Intel Corp’s Chief Engineering Officer Murthy Renduchintala is departing, part of a move in which a key technology unit will be separated into five teams, the chipmaker said late Monday.
Intel said it is reorganizing its technology, systems architecture and client group. Its new leaders will report directly to Chief Executive Officer Bob Swan.
Ann Kelleher, a 24-year Intel veteran, will lead development of 7-nanometer and 5-nanometer chip technology processes. Last week, the company had said the smaller, faster 7-nanometer chipmaking technology was six months behind schedule and it would have to rely more on outside chipmakers to keep its products competitive.
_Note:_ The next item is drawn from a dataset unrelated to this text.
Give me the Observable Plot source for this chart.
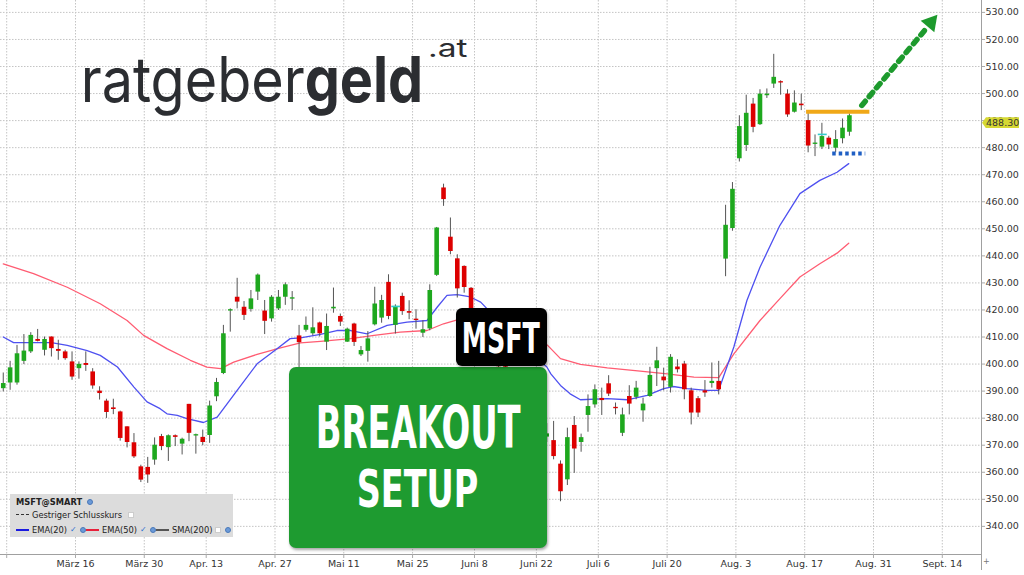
<!DOCTYPE html>
<html><head><meta charset="utf-8">
<script src="https://cdn.jsdelivr.net/npm/d3@7"></script>
<script src="https://cdn.jsdelivr.net/npm/@observablehq/plot@0.6"></script>
<style>
body{margin:0;background:#fff;}
#wrap{position:relative;width:1024px;height:575px;overflow:hidden;font-family:"DejaVu Sans",sans-serif;}
#wrap > svg{position:absolute;left:0;top:0;}
.ov{position:absolute;}
.lg{position:absolute;white-space:nowrap;line-height:10px;font-size:8.3px;color:#222;}
.gear{position:absolute;width:6px;height:6px;border-radius:50%;background:#6b9ad8;border:1px solid #4a78b8;box-sizing:border-box;}
.chk{position:absolute;width:6px;height:6px;background:#fff;border:1px solid #ccc;box-sizing:border-box;}
.tick{position:absolute;color:#2a6fd0;font-size:8px;line-height:10px;}
.ln{position:absolute;height:0;width:13px;}
</style></head><body><div id="wrap"></div>
<script>
// ---- data (candle index j starts at firstIndex; tick index 0 = "März 16") ----
const firstIndex = -11;
const open = [390.9,393.0,393.0,401.0,404.5,409.1,405.1,410.0,405.4,404.5,400.8,
 398.3,400.2,397.1,390.0,386.3,383.8,382.3,376.8,370.9,362.0,361.8,364.5,
 373.2,369.1,373.5,370.4,385.1,373.4,372.9,373.6,387.9,396.5,419.6,424.7,
 421.0,420.2,426.6,419.6,416.7,420.4,424.7,424.0,410.4,412.5,411.2,415.2,
 408.1,420.4,417.6,408.1,414.8,403.4,404.7,414.5,417.0,430.2,414.3,425.0,
 419.4,416.6,411.4,413.0,432.8,465.1,446.9,438.9,436.1,428.0,
 415,410,411,402,399,395,389,390,381,376,373.0,
 371.7,363.0,357.2,377.3,371.0,381.0,384.9,387.3,392.7,384.0,374.4,388.0,387.7,
 382.7,388.0,398.3,395.2,391.4,398.9,400.0,390.1,387.2,390.1,392.8,393.6,
 438.8,450.1,475.9,480.8,496.1,488.5,499.2,503.5,504.4,499.8,493.1,496.1,490.0,481.2,480.2,483.5,479.8,483.3,485.7];
const high = [396.7,401.0,406.9,410.9,411.6,412.8,410.0,410.0,408.8,405.1,404.5,
 400.8,404.5,398.3,391.6,387.0,387.0,382.6,376.8,374.3,362.6,365.5,372.7,
 374.0,373.8,373.8,372.6,385.1,374.1,375.6,386.3,394.7,414.3,420.4,431.7,
 423.1,427.2,433.3,423.5,425.3,427.2,430.0,426.8,414.3,417.4,420.8,415.5,
 418.5,428.1,418.5,413.3,415.1,406.5,412.0,428.4,425.4,433.0,421.9,426.2,
 423.4,420.1,416.0,429.3,450.5,466.5,454.0,440.4,436.3,428.3,
 419,414,413,406,403,398,393,392,384,380,378,
 378.8,364.2,376.3,380.6,374.1,388.6,392.3,391.1,395.7,385.6,383.7,392.0,393.6,
 387.4,398.8,406.2,398.5,403.5,401.6,401.0,391.1,388.0,393.9,400.4,401.0,
 458.7,467.1,491.8,499.4,498.2,501.4,501.7,514.5,504.7,501.4,501.0,499.8,493.1,484.7,489.0,484.2,486.3,490.6,492.5];
const low = [389.7,390.3,392.2,399.8,403.9,408.2,403.0,402.6,401.4,401.4,394.0,
 394.4,397.3,390.7,386.7,379.9,381.3,371.5,369.0,365.1,356.2,355.9,362.6,
 368.0,364.0,369.5,366.4,371.3,366.7,369.8,370.7,386.1,396.1,411.8,420.4,
 416.1,419.2,423.5,410.9,415.5,419.8,421.7,419.8,398.0,411.8,410.4,410.0,
 405.0,418.8,413.9,408.0,406.5,402.8,400.7,414.1,415.1,416.4,411.1,418.0,
 416.4,412.9,409.8,412.3,432.4,458.3,440.4,424.4,426.2,413,
 407,404,400,396,392,386,382,378,372,368,371,
 364.6,349.1,355.1,359.6,367.4,374.8,383.7,381.0,388.0,381.2,373.2,381.2,386.8,
 378.5,387.7,391.7,390.1,389.3,396.7,386.8,377.5,380.2,387.7,391.1,388.6,
 432.3,449.1,474.7,478.6,485.5,488.2,498.2,501.9,499.4,491.2,492.8,493.7,478.1,476.7,479.3,479.3,478.1,481.4,484.2];
const close = [392.8,398.6,403.8,404.8,410.6,408.4,409.1,405.7,404.7,402.0,395.2,
 399.9,399.5,391.9,389.1,382.1,383.2,372.5,371.0,365.7,357.1,359.0,370.0,
 369.5,373.5,372.9,372.2,374.4,373.9,371.0,384.5,393.2,411.2,420.1,422.9,
 418.0,424.1,432.9,415.8,424.7,424.7,429.3,424.5,407.9,414.3,413.4,411.2,
 413.9,421.0,415.5,412.9,408.0,405.0,409.3,422.2,423.5,417.6,421.3,419.4,
 418.8,416.1,412.7,427.2,450.3,460.8,441.6,427.8,428.3,416,
 409,412,402,399,394,388,391,380,375,372,374.2,
 365.8,352.8,372.8,368.6,372.8,384.3,390.5,386.5,388.9,383.5,381.2,385.2,391.1,
 385.2,395.8,401.2,393.8,402.5,397.9,390.5,381.9,381.9,389.3,393.6,390.5,
 451.3,464.6,487.8,492.7,487.5,499.8,499.8,506.0,503.9,492.1,496.5,495.5,480.6,481.7,484.1,481.0,483.0,487.2,491.8];

// EMA(20) and EMA(50): candle index, value
const ema20Idx = [-11,-9.5,-6.5,-4,-1.7,1.2,3.1,5.6,8,9.9,11.8,12.8,14.3,15.7,18.1,20.1,23,25.9,28.8,30.7,32.2,35.1,37.5,39.5,41.9,44.8,47.7,50.6,52.1,53.5,55,56.9,58.4,61,64,66,68,68.6,70,71.4,72.9,76.8,79.7,82.6,85,86.4,88.4,91.3,93,95.2,97.1,99,101.9,104.8,107.7,110.2,111.9];
const ema20Val = [410.0,407.9,407.9,407.9,406.9,405.0,403.2,398.9,391.5,386.0,383.5,381.6,381.0,379.8,378.4,380.4,390.3,400.1,405.7,409.4,409.7,411.0,412.4,412.4,411.2,414.3,415.5,416.1,421.1,425.4,425.7,424.8,422.9,416,409,403,399.0,396.4,392.1,389.0,386.8,387.2,386.8,388.4,390.9,391.7,390.9,390.3,390.3,406.3,423.5,435.8,451.3,463.0,467.9,470.9,474.1];
const ema50Idx = [-11,-6.6,-1.7,3.1,7.0,9.4,12.8,16.2,18.6,20.6,22.5,25.9,29.3,32.2,35.1,39.5,42.9,46.7,50.6,53.0,55.5,60,64,68.1,70.0,72.9,76.8,81.6,85.5,89.4,93.0,95.2,99.0,101.9,104.8,107.7,110.2,111.9];
const ema50Val = [437.0,433.4,428.4,422.3,416.1,410.6,405.7,401.4,398.9,398.3,400.7,403.6,406.0,407.8,408.4,409.4,410.6,411.8,412.4,414.9,416.7,414,410.5,407.0,402.0,399.9,398.6,397.4,396.4,395.2,395.0,403.8,416.1,424.2,432.2,437.1,441.0,444.7];

// axis ticks
const xTickPos = [-10,0,10,19,29,39,49,58,67,76,86,96,106,116,126];
const xTickLabels = ["","März 16","März 30","Apr. 13","Apr. 27","Mai 11","Mai 25","Juni 8","Juni 22","Juli 6","Juli 20","Aug. 3","Aug. 17","Aug. 31","Sept. 14"];
const yTicks = [340,350,360,370,380,390,400,410,420,430,440,450,460,470,480,490,500,510,520,530];
const xDomain = [-10.9, 131.7];
const yDomain = [329.6, 534.4];

// annotations (in data units)
const resistance = {from:106.2, to:115.4, level:493.3};
const support = {from:110.0, to:114.8, level:477.8};
const arrowPath = [{i:114.3, p:495.6},{i:123.9, p:524.75}];
const arrowHead = {i:124.33, p:526.27};
const prevClose = [{from:45.9, to:47.2, level:421.3},{from:107.9, to:109.2, level:484.9}];
const lastPrice = 488.30;

// ---- build ----
const candles = open.map((o,k)=>({i:firstIndex+k+0.5, open:o, high:high[k], low:low[k], close:close[k]}));
const ema20 = ema20Idx.map((j,k)=>({i:j+0.5, v:ema20Val[k]}));
const ema50 = ema50Idx.map((j,k)=>({i:j+0.5, v:ema50Val[k]}));
const labelOf = new Map(xTickPos.map((p,k)=>[p, xTickLabels[k]]));

const chart = Plot.plot({
  width:1024, height:575,
  marginLeft:0, marginRight:43, marginTop:0, marginBottom:21,
  x:{domain:xDomain},
  y:{domain:yDomain},
  style:{fontFamily:"DejaVu Sans", fontSize:"9.5px", color:"#333", background:"transparent"},
  marks:[
    Plot.ruleY(yTicks, {stroke:"#c4c4c4", strokeDasharray:"1.5,1.5"}),
    Plot.ruleX(xTickPos, {stroke:"#c4c4c4", strokeDasharray:"1.5,1.5"}),
    Plot.line(ema50, {x:"i", y:"v", stroke:"#ff5c72", strokeWidth:1.3}),
    Plot.line(ema20, {x:"i", y:"v", stroke:"#4e50f0", strokeWidth:1.3}),
    Plot.ruleX(candles, {x:"i", y1:"low", y2:"high", stroke:"#555", strokeWidth:1}),
    Plot.ruleX(candles, {x:"i", y1:"open", y2:"close", stroke:d=>d.close>=d.open?"#1ea81e":"#dd0000", strokeWidth:4.6, strokeLinecap:"butt"}),
    Plot.link(prevClose, {x1:"from", x2:"to", y1:"level", y2:"level", stroke:"#33cccc", strokeWidth:1.6}),
    Plot.link([resistance], {x1:"from", x2:"to", y1:"level", y2:"level", stroke:"#f0a818", strokeWidth:4}),
    Plot.link([support], {x1:"from", x2:"to", y1:"level", y2:"level", stroke:"#1f5fc4", strokeWidth:4, strokeDasharray:"3.5,3"}),
    Plot.line(arrowPath, {x:"i", y:"p", stroke:"#1d9a2d", strokeWidth:5.5, strokeDasharray:"5.5,6"}),
    Plot.dot([arrowHead], {x:"i", y:"p", symbol:"triangle", r:6.6, fill:"#1d9a2d", stroke:"none", rotate:40}),
    Plot.ruleY([yDomain[0]], {stroke:"#a0a0a0"}),
    Plot.ruleX([xDomain[1]], {stroke:"#a0a0a0"}),
    Plot.axisX(xTickPos, {anchor:"bottom", tickFormat:d=>labelOf.get(d), tickSize:4, tickPadding:2, stroke:"#aaa", fill:"#333", label:null, fontSize:9.5}),
    Plot.axisY(yTicks, {anchor:"right", tickFormat:d=>d.toFixed(2), tickSize:3, tickPadding:1, stroke:"#aaa", fill:"#333", label:null, fontSize:9.5})
  ]
});
const wrap = document.getElementById("wrap");
wrap.appendChild(chart);

const ys = chart.scale("y");
const tagY = ys.apply(lastPrice);
const cond = "'Liberation Sans Narrow','DejaVu Sans Condensed','DejaVu Sans'";

const ov = document.createElement("div");
ov.innerHTML = `
<svg class="ov" style="left:0;top:0" width="520" height="130">
  <text class="fit" data-x="80.7" data-y="101.7" data-w="342.6" font-family="Inter" font-size="63" fill="#2b2d31">ratgeber<tspan font-weight="700">geld</tspan></text>
  <text class="fit" data-x="428" data-y="56.5" data-w="39.5" font-family="Inter" font-size="25" fill="#2b2d31">.at</text>
</svg>
<div class="ov" style="left:289px;top:367px;width:258px;height:181px;background:#1e9b30;border-radius:7px;box-shadow:1px 2px 3px rgba(0,0,0,0.35)">
  <svg width="258" height="181" style="position:absolute;left:0;top:0">
    <text class="fit" data-x="26.7" data-y="81.3" data-w="205" font-family="${cond}" font-weight="700" font-size="59" fill="#fff">BREAKOUT</text>
    <text class="fit" data-x="67.7" data-y="139.7" data-w="121.6" font-family="${cond}" font-weight="700" font-size="52" fill="#fff">SETUP</text>
  </svg>
</div>
<div class="ov" style="left:456px;top:308px;width:91px;height:58px;background:#000;border-radius:6px;box-shadow:1px 2px 3px rgba(0,0,0,0.3)">
  <svg width="91" height="58" style="position:absolute;left:0;top:0">
    <text class="fit" data-x="5.7" data-y="45.3" data-w="78.3" font-family="${cond}" font-weight="700" font-size="42" fill="#fff">MSFT</text>
  </svg>
</div>
<div class="ov" style="left:10px;top:494px;width:223px;height:43px;background:#dcdcdc;">
  <span class="lg" style="left:6px;top:3px;font-weight:bold">MSFT@SMART</span>
  <span class="gear" style="left:77px;top:5px"></span>
  <span class="ln" style="left:6px;top:20px;border-top:1.5px dashed #333"></span>
  <span class="lg" style="left:22px;top:16px">Gestriger Schlusskurs</span>
  <span class="chk" style="left:118px;top:18px"></span>
  <span class="ln" style="left:6px;top:35px;border-top:2px solid #1a1ae0"></span>
  <span class="lg" style="left:22px;top:31px">EMA(20)</span>
  <span class="tick" style="left:60px;top:31px">✓</span>
  <span class="gear" style="left:70px;top:33px"></span>
  <span class="ln" style="left:76px;top:35px;border-top:2px solid #e8203a"></span>
  <span class="lg" style="left:92px;top:31px">EMA(50)</span>
  <span class="tick" style="left:130px;top:31px">✓</span>
  <span class="gear" style="left:140px;top:33px"></span>
  <span class="ln" style="left:146px;top:35px;border-top:2px solid #555"></span>
  <span class="lg" style="left:162px;top:31px">SMA(200)</span>
  <span class="chk" style="left:205px;top:33px"></span>
  <span class="gear" style="left:215px;top:33px"></span>
</div>
<div class="ov" style="left:982px;top:${(tagY-7.5).toFixed(1)}px;width:37px;height:11px;background:#d6d833;clip-path:polygon(0 50%,4px 0,100% 0,100% 100%,4px 100%);"></div>
<div class="ov" style="left:986px;top:${(tagY-7.5).toFixed(1)}px;height:11px;line-height:11px;font-size:9.5px;color:#333">${lastPrice.toFixed(2)}</div>
<div class="ov" style="left:981px;top:554px;width:1px;height:16px;background:#a0a0a0"></div>
<div class="ov" style="left:983px;top:557px;font-size:8px;color:#777">+</div>
`;
wrap.appendChild(ov);
// squeeze texts horizontally to the widths measured on the reference
ov.querySelectorAll("text.fit").forEach(t => {
  const w = t.getComputedTextLength();
  const x = +t.dataset.x, y = +t.dataset.y, tw = +t.dataset.w;
  t.setAttribute("transform", `translate(${x},${y}) scale(${(tw / w).toFixed(4)},1)`);
});
</script>
</body></html>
Renduchintala, who was president of the wide-ranging group before its reorganization and widely seen as a No. 2 to Swan, joined Intel in 2015. He was executive vice president of Qualcomm Inc, and has been on Accenture’s board since April 2018.
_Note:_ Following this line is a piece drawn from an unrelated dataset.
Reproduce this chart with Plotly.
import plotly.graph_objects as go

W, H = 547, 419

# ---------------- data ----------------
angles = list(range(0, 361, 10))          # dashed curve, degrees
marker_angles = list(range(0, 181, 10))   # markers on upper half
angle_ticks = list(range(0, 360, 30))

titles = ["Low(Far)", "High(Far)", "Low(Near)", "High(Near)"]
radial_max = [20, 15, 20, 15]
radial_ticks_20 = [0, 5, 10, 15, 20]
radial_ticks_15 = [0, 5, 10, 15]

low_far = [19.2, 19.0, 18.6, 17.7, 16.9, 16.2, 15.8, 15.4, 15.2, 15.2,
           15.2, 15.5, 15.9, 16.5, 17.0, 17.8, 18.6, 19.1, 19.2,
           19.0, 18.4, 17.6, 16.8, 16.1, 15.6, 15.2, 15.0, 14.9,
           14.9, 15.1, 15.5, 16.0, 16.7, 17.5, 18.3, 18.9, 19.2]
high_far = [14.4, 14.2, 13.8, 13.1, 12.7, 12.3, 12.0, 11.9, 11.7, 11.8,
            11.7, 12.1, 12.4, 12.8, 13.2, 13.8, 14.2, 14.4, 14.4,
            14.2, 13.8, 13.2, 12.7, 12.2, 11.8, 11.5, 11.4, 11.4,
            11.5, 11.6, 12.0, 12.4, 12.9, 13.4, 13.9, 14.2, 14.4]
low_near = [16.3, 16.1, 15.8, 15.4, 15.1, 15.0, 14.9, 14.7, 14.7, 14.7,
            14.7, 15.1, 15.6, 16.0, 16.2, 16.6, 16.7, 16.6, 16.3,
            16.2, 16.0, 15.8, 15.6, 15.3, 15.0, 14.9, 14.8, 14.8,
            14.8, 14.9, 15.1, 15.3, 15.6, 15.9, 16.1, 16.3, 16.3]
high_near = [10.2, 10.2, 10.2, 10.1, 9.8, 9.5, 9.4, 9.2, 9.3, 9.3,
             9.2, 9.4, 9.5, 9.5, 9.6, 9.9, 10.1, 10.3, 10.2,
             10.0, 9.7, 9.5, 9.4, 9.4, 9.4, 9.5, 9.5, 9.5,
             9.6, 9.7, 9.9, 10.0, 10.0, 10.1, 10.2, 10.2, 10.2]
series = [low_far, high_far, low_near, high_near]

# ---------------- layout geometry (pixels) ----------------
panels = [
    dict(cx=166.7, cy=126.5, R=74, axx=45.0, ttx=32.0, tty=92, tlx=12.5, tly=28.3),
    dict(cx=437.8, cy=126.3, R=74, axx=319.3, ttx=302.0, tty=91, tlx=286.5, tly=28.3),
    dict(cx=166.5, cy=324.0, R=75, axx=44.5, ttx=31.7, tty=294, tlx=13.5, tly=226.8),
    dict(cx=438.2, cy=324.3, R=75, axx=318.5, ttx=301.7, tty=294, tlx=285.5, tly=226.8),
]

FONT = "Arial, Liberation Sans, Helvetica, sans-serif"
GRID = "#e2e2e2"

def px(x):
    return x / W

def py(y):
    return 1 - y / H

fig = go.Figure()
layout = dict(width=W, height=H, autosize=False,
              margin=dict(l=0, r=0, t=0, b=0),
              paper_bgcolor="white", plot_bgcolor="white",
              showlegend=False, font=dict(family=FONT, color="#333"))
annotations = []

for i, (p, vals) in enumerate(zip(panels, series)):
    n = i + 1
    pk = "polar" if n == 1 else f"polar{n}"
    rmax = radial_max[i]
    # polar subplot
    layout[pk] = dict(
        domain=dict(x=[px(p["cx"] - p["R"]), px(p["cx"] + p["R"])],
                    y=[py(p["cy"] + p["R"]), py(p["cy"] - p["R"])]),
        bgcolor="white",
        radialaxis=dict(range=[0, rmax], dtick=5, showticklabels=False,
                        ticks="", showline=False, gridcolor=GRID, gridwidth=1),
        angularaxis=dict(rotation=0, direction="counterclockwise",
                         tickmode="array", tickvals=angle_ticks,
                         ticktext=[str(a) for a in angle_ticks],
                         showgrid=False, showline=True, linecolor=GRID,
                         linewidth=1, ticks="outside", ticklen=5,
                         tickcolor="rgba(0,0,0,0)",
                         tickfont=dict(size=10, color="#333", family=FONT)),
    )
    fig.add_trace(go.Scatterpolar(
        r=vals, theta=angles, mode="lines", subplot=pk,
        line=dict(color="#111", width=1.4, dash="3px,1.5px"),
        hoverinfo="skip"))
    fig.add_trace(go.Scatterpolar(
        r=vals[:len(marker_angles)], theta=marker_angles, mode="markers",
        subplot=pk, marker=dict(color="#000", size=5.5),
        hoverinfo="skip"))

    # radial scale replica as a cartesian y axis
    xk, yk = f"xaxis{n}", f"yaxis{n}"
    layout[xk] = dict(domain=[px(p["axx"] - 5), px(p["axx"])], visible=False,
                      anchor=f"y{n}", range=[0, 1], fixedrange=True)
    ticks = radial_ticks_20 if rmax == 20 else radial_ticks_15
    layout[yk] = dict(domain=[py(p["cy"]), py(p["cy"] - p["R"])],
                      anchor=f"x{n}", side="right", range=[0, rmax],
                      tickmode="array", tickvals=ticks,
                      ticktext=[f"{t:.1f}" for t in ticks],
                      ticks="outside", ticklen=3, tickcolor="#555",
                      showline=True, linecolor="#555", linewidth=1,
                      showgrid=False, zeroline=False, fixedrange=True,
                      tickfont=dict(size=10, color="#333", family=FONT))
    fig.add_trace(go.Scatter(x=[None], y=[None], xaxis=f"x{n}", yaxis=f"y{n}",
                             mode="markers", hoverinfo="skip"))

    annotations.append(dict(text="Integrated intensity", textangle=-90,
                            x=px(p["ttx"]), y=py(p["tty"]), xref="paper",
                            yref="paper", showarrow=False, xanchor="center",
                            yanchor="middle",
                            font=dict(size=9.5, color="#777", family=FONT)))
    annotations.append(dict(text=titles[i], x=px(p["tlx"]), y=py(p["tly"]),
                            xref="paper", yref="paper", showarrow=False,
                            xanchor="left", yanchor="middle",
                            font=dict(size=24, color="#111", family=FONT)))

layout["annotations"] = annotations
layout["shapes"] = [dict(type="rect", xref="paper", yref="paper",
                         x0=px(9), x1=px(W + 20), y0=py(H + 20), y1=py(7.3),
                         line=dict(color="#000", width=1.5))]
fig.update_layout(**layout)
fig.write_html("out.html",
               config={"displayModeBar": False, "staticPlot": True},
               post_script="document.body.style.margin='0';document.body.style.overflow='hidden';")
Renduchintala was one of several key hires from outside Intel, which had been famous in Silicon Valley for developing and promoting talent from within. He was hired as part of a strategy to go after broader markets than the central processing units, or CPUs, the company became known for in the PC era.
One major effort, creating modem chips to connect smartphones to mobile data networks, ended last year. Intel sold the business to Apple for $1 billion, a fraction of what it had invested in the effort.
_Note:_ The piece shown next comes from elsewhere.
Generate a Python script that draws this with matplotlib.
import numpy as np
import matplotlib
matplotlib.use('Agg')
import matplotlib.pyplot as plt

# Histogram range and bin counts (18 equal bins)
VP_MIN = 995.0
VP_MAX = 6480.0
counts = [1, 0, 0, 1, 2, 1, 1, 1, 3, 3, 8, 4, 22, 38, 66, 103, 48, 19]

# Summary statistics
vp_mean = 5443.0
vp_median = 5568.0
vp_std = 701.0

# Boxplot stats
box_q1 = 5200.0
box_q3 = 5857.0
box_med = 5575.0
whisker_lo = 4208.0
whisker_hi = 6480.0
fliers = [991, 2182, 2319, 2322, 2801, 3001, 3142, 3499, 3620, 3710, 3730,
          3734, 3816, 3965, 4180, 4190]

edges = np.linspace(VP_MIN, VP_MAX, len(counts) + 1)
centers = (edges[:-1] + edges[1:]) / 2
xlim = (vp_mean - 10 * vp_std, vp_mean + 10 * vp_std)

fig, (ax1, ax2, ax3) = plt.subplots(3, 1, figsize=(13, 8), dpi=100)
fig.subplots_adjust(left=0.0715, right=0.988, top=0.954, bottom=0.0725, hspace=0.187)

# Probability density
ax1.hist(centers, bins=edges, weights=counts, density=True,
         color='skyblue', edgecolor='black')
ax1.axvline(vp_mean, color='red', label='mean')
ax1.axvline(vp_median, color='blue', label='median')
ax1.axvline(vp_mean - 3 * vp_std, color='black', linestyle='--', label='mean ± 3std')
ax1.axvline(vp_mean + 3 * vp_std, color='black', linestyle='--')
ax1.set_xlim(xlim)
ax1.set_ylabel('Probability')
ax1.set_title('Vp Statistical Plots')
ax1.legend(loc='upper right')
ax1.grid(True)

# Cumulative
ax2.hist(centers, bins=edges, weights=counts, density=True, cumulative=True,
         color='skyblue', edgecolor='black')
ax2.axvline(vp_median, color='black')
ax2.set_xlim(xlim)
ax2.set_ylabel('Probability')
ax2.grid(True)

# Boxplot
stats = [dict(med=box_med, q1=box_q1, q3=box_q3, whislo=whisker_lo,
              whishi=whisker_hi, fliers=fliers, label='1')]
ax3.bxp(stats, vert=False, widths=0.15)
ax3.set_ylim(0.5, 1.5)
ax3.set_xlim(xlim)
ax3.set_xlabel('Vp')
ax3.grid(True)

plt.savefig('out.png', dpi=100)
Renduchintala eventually took responsibly for turning around Intel’s process technology, which struggled with years of delay for its current 10-nanometer process. CEO Swan told investors in November that Intel was set start catching up to rivals with its 7-nanometer process in early 2021, but was forced to reverse himself last week because of the delays.
Intel said Renduchintala will depart Aug. 3.